Float equality? (was: [BUG] Float NaN's)

Jarvis, Robert P. (Bob) (Contingent) bob.jarvis at timken.com
Fri Sep 17 14:11:38 UTC 2004


> Quoth Lex Spoon [mailto:lex at cc.gatech.edu] :
> "Richard A. O'Keefe" <ok at cs.otago.ac.nz> wrote:
> > Many financial calculations *MAY* be done safely using 
> floating point.
> 
> Yes, but of course you need to count in cents, shillings, ore, or
> whatnot, which defeats the purpose most people have of using floating
> point to begin with: to get free support for things after the decimal
> point.
> 
> So, I think you would agree that people doing financial calculations
> should still default to using integers, even if their language has
> floating point numbers just begging to be used.  Such people *can* use
> floating point, but it is unlikely to help them, and it has gotchas
> involved.

I just remembered that many times banking calculations in the U.S. are
carried down to the 1/100th of a cent, i.e. 4 decimal places if the units
are dollars.  This makes it much easier to run out of precision.

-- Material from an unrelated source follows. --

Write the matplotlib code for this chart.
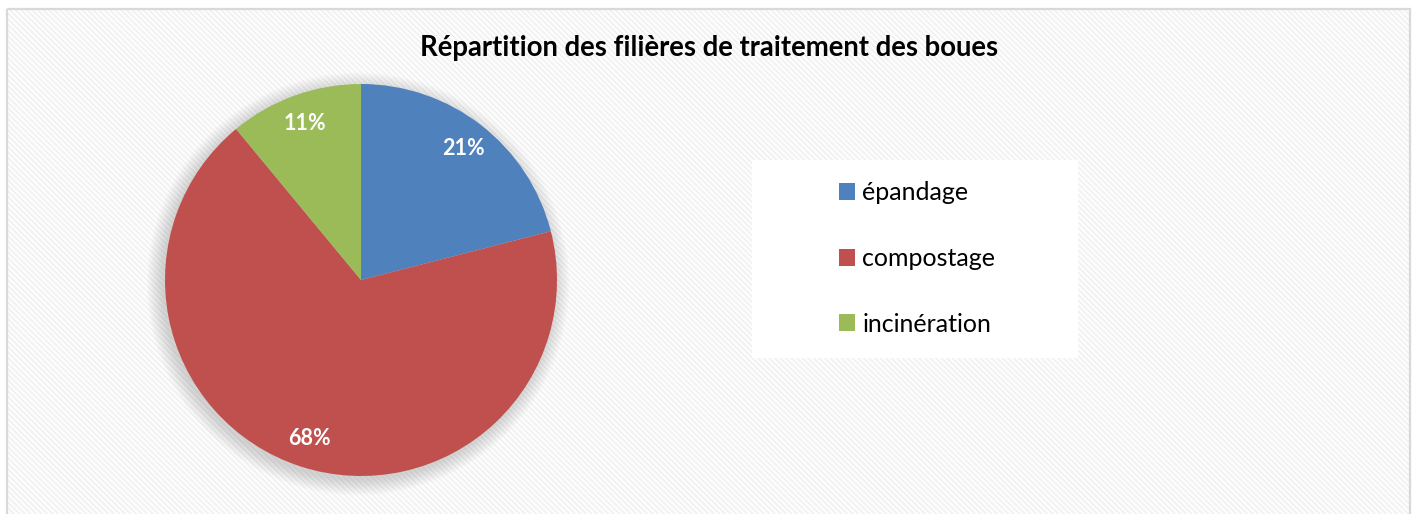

> "Jarvis, Robert P. (Bob) (Contingent)" <bob.jarvis at timken.com> wrote:
> > Thank you!  Great paper.  Google found several references, including
> > 
> > 	http://docs.sun.com/source/806-3568/ncg_goldberg.html
> 	
> It is cool, and I'm reading it, but at a glance it leaves out the most
> important material: what a *programmer* should know about floating
> point.  For example, when should you use it?  And what gotchas are
> there?

Sounds like a great subject for a paper.